## What you should do
Transcribe the material exactly. Images do not belong in the copy.
···
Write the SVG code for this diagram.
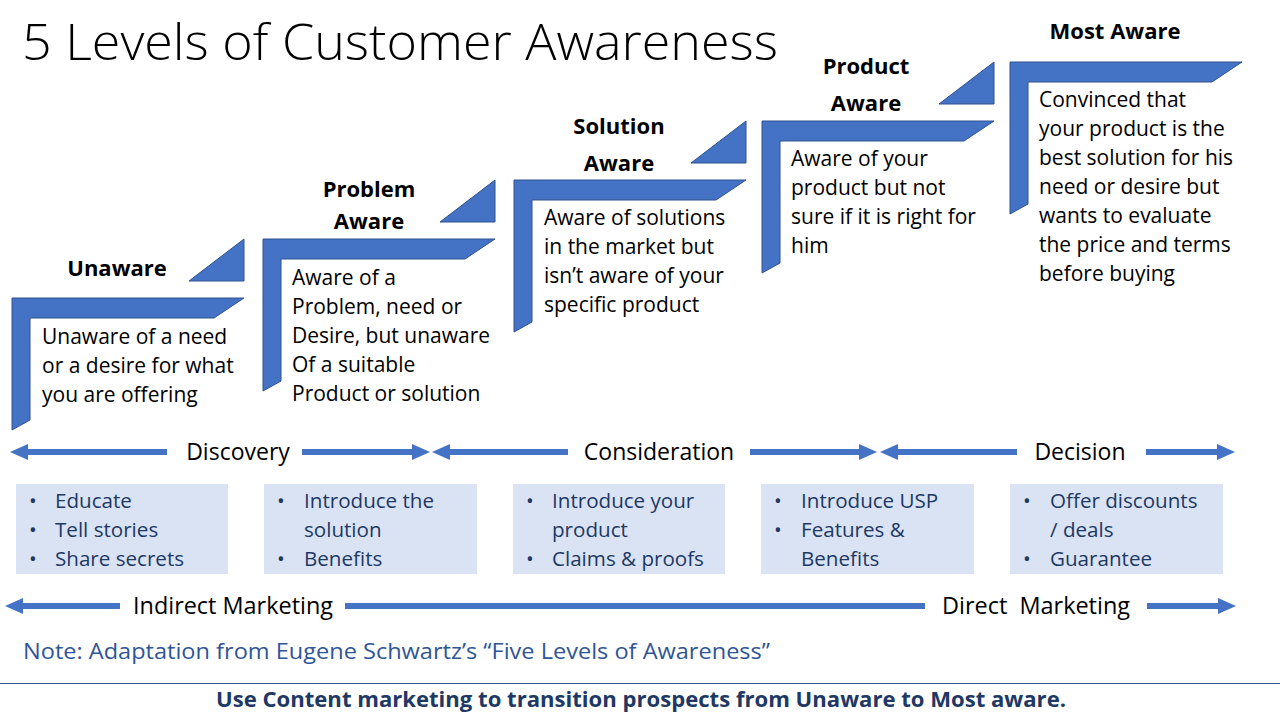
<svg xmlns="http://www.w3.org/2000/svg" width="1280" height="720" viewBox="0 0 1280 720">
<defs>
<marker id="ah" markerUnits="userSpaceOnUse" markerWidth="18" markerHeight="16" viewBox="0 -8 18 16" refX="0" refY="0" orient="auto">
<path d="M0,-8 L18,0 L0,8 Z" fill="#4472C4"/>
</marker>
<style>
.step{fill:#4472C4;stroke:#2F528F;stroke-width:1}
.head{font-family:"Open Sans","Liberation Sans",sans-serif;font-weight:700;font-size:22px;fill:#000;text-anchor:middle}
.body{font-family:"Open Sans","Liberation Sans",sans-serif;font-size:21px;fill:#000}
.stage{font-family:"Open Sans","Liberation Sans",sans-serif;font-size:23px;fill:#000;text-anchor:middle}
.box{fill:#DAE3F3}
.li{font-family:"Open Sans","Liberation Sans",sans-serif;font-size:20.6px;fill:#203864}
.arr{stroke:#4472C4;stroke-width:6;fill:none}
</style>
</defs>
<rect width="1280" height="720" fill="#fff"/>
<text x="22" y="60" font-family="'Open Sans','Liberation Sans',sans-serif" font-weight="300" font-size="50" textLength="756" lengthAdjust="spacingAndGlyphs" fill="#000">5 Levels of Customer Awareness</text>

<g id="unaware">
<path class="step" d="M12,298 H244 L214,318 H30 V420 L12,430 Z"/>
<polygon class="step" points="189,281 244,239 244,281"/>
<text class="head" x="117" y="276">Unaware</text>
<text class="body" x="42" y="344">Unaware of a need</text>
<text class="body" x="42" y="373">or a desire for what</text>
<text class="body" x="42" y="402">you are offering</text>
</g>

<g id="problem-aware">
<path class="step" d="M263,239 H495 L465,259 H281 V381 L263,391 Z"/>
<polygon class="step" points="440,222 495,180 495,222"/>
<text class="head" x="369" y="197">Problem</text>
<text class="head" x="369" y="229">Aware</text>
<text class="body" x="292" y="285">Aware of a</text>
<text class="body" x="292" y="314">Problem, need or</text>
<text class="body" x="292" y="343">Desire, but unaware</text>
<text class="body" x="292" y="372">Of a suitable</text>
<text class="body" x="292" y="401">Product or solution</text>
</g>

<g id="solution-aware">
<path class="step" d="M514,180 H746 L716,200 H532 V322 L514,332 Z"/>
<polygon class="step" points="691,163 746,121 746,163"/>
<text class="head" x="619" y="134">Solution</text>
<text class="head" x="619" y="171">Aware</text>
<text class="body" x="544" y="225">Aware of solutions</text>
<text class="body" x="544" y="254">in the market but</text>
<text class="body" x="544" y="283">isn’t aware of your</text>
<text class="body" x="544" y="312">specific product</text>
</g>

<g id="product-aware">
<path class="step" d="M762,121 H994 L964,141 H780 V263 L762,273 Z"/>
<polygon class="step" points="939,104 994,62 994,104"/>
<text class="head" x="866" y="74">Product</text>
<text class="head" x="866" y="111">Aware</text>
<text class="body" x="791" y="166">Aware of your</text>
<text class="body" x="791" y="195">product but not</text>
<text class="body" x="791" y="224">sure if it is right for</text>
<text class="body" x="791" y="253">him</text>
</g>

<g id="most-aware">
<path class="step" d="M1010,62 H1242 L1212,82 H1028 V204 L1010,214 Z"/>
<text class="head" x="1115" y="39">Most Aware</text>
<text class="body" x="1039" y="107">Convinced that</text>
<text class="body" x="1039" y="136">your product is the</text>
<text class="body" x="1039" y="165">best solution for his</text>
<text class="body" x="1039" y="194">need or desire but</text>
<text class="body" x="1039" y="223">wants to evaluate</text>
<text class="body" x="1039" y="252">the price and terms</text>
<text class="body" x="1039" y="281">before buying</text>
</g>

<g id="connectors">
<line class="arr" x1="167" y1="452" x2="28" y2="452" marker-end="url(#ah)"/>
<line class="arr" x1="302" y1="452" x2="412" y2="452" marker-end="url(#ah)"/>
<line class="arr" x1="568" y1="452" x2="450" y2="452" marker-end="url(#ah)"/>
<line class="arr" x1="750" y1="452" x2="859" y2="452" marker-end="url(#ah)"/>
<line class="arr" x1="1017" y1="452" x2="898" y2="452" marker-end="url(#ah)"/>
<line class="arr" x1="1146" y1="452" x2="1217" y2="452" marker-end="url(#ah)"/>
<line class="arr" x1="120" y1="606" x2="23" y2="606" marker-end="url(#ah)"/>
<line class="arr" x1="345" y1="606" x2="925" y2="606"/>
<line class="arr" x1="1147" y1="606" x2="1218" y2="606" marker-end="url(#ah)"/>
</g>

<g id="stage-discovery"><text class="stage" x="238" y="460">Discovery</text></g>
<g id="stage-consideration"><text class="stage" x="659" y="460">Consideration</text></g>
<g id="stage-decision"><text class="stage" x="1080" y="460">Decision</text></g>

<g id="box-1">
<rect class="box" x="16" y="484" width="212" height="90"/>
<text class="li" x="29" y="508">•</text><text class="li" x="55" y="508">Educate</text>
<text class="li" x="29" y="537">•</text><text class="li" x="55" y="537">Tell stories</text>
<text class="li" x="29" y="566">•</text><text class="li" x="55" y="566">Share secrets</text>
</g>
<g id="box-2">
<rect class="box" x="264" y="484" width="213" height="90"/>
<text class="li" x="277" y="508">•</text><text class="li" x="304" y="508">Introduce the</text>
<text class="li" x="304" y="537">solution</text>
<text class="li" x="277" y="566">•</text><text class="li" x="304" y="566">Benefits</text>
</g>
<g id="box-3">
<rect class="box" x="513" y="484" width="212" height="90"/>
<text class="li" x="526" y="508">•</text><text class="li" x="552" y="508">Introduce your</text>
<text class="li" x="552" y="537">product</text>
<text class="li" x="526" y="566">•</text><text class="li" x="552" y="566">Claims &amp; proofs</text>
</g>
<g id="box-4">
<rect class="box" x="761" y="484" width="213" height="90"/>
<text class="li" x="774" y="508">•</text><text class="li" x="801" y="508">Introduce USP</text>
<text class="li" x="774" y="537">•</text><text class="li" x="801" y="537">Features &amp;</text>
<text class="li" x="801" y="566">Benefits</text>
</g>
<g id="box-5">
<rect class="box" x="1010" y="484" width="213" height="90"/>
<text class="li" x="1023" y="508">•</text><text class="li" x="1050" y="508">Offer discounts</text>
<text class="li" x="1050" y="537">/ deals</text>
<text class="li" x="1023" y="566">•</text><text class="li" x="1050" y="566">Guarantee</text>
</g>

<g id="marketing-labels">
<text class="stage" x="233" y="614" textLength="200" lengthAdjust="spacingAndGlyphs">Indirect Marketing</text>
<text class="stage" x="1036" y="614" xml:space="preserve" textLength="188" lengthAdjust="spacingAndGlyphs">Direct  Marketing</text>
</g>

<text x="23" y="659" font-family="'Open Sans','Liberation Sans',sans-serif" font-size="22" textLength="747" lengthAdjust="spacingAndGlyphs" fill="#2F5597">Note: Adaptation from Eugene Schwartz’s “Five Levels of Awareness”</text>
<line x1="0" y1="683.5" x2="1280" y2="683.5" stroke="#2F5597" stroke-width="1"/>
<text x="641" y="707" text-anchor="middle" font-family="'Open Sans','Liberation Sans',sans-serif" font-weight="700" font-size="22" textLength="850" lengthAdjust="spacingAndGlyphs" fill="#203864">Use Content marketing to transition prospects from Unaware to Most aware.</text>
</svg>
···
## Worked solution
Write the SVG code for this diagram.
<svg xmlns="http://www.w3.org/2000/svg" width="1280" height="720" viewBox="0 0 1280 720">
<defs>
<marker id="ah" markerUnits="userSpaceOnUse" markerWidth="18" markerHeight="16" viewBox="0 -8 18 16" refX="0" refY="0" orient="auto">
<path d="M0,-8 L18,0 L0,8 Z" fill="#4472C4"/>
</marker>
<style>
.step{fill:#4472C4;stroke:#2F528F;stroke-width:1}
.head{font-family:"Open Sans","Liberation Sans",sans-serif;font-weight:700;font-size:22px;fill:#000;text-anchor:middle}
.body{font-family:"Open Sans","Liberation Sans",sans-serif;font-size:21px;fill:#000}
.stage{font-family:"Open Sans","Liberation Sans",sans-serif;font-size:23px;fill:#000;text-anchor:middle}
.box{fill:#DAE3F3}
.li{font-family:"Open Sans","Liberation Sans",sans-serif;font-size:20.6px;fill:#203864}
.arr{stroke:#4472C4;stroke-width:6;fill:none}
</style>
</defs>
<rect width="1280" height="720" fill="#fff"/>
<text x="22" y="60" font-family="'Open Sans','Liberation Sans',sans-serif" font-weight="300" font-size="50" textLength="756" lengthAdjust="spacingAndGlyphs" fill="#000">5 Levels of Customer Awareness</text>

<g id="unaware">
<path class="step" d="M12,298 H244 L214,318 H30 V420 L12,430 Z"/>
<polygon class="step" points="189,281 244,239 244,281"/>
<text class="head" x="117" y="276">Unaware</text>
<text class="body" x="42" y="344">Unaware of a need</text>
<text class="body" x="42" y="373">or a desire for what</text>
<text class="body" x="42" y="402">you are offering</text>
</g>

<g id="problem-aware">
<path class="step" d="M263,239 H495 L465,259 H281 V381 L263,391 Z"/>
<polygon class="step" points="440,222 495,180 495,222"/>
<text class="head" x="369" y="197">Problem</text>
<text class="head" x="369" y="229">Aware</text>
<text class="body" x="292" y="285">Aware of a</text>
<text class="body" x="292" y="314">Problem, need or</text>
<text class="body" x="292" y="343">Desire, but unaware</text>
<text class="body" x="292" y="372">Of a suitable</text>
<text class="body" x="292" y="401">Product or solution</text>
</g>

<g id="solution-aware">
<path class="step" d="M514,180 H746 L716,200 H532 V322 L514,332 Z"/>
<polygon class="step" points="691,163 746,121 746,163"/>
<text class="head" x="619" y="134">Solution</text>
<text class="head" x="619" y="171">Aware</text>
<text class="body" x="544" y="225">Aware of solutions</text>
<text class="body" x="544" y="254">in the market but</text>
<text class="body" x="544" y="283">isn’t aware of your</text>
<text class="body" x="544" y="312">specific product</text>
</g>

<g id="product-aware">
<path class="step" d="M762,121 H994 L964,141 H780 V263 L762,273 Z"/>
<polygon class="step" points="939,104 994,62 994,104"/>
<text class="head" x="866" y="74">Product</text>
<text class="head" x="866" y="111">Aware</text>
<text class="body" x="791" y="166">Aware of your</text>
<text class="body" x="791" y="195">product but not</text>
<text class="body" x="791" y="224">sure if it is right for</text>
<text class="body" x="791" y="253">him</text>
</g>

<g id="most-aware">
<path class="step" d="M1010,62 H1242 L1212,82 H1028 V204 L1010,214 Z"/>
<text class="head" x="1115" y="39">Most Aware</text>
<text class="body" x="1039" y="107">Convinced that</text>
<text class="body" x="1039" y="136">your product is the</text>
<text class="body" x="1039" y="165">best solution for his</text>
<text class="body" x="1039" y="194">need or desire but</text>
<text class="body" x="1039" y="223">wants to evaluate</text>
<text class="body" x="1039" y="252">the price and terms</text>
<text class="body" x="1039" y="281">before buying</text>
</g>

<g id="connectors">
<line class="arr" x1="167" y1="452" x2="28" y2="452" marker-end="url(#ah)"/>
<line class="arr" x1="302" y1="452" x2="412" y2="452" marker-end="url(#ah)"/>
<line class="arr" x1="568" y1="452" x2="450" y2="452" marker-end="url(#ah)"/>
<line class="arr" x1="750" y1="452" x2="859" y2="452" marker-end="url(#ah)"/>
<line class="arr" x1="1017" y1="452" x2="898" y2="452" marker-end="url(#ah)"/>
<line class="arr" x1="1146" y1="452" x2="1217" y2="452" marker-end="url(#ah)"/>
<line class="arr" x1="120" y1="606" x2="23" y2="606" marker-end="url(#ah)"/>
<line class="arr" x1="345" y1="606" x2="925" y2="606"/>
<line class="arr" x1="1147" y1="606" x2="1218" y2="606" marker-end="url(#ah)"/>
</g>

<g id="stage-discovery"><text class="stage" x="238" y="460">Discovery</text></g>
<g id="stage-consideration"><text class="stage" x="659" y="460">Consideration</text></g>
<g id="stage-decision"><text class="stage" x="1080" y="460">Decision</text></g>

<g id="box-1">
<rect class="box" x="16" y="484" width="212" height="90"/>
<text class="li" x="29" y="508">•</text><text class="li" x="55" y="508">Educate</text>
<text class="li" x="29" y="537">•</text><text class="li" x="55" y="537">Tell stories</text>
<text class="li" x="29" y="566">•</text><text class="li" x="55" y="566">Share secrets</text>
</g>
<g id="box-2">
<rect class="box" x="264" y="484" width="213" height="90"/>
<text class="li" x="277" y="508">•</text><text class="li" x="304" y="508">Introduce the</text>
<text class="li" x="304" y="537">solution</text>
<text class="li" x="277" y="566">•</text><text class="li" x="304" y="566">Benefits</text>
</g>
<g id="box-3">
<rect class="box" x="513" y="484" width="212" height="90"/>
<text class="li" x="526" y="508">•</text><text class="li" x="552" y="508">Introduce your</text>
<text class="li" x="552" y="537">product</text>
<text class="li" x="526" y="566">•</text><text class="li" x="552" y="566">Claims &amp; proofs</text>
</g>
<g id="box-4">
<rect class="box" x="761" y="484" width="213" height="90"/>
<text class="li" x="774" y="508">•</text><text class="li" x="801" y="508">Introduce USP</text>
<text class="li" x="774" y="537">•</text><text class="li" x="801" y="537">Features &amp;</text>
<text class="li" x="801" y="566">Benefits</text>
</g>
<g id="box-5">
<rect class="box" x="1010" y="484" width="213" height="90"/>
<text class="li" x="1023" y="508">•</text><text class="li" x="1050" y="508">Offer discounts</text>
<text class="li" x="1050" y="537">/ deals</text>
<text class="li" x="1023" y="566">•</text><text class="li" x="1050" y="566">Guarantee</text>
</g>

<g id="marketing-labels">
<text class="stage" x="233" y="614" textLength="200" lengthAdjust="spacingAndGlyphs">Indirect Marketing</text>
<text class="stage" x="1036" y="614" xml:space="preserve" textLength="188" lengthAdjust="spacingAndGlyphs">Direct  Marketing</text>
</g>

<text x="23" y="659" font-family="'Open Sans','Liberation Sans',sans-serif" font-size="22" textLength="747" lengthAdjust="spacingAndGlyphs" fill="#2F5597">Note: Adaptation from Eugene Schwartz’s “Five Levels of Awareness”</text>
<line x1="0" y1="683.5" x2="1280" y2="683.5" stroke="#2F5597" stroke-width="1"/>
<text x="641" y="707" text-anchor="middle" font-family="'Open Sans','Liberation Sans',sans-serif" font-weight="700" font-size="22" textLength="850" lengthAdjust="spacingAndGlyphs" fill="#203864">Use Content marketing to transition prospects from Unaware to Most aware.</text>
</svg>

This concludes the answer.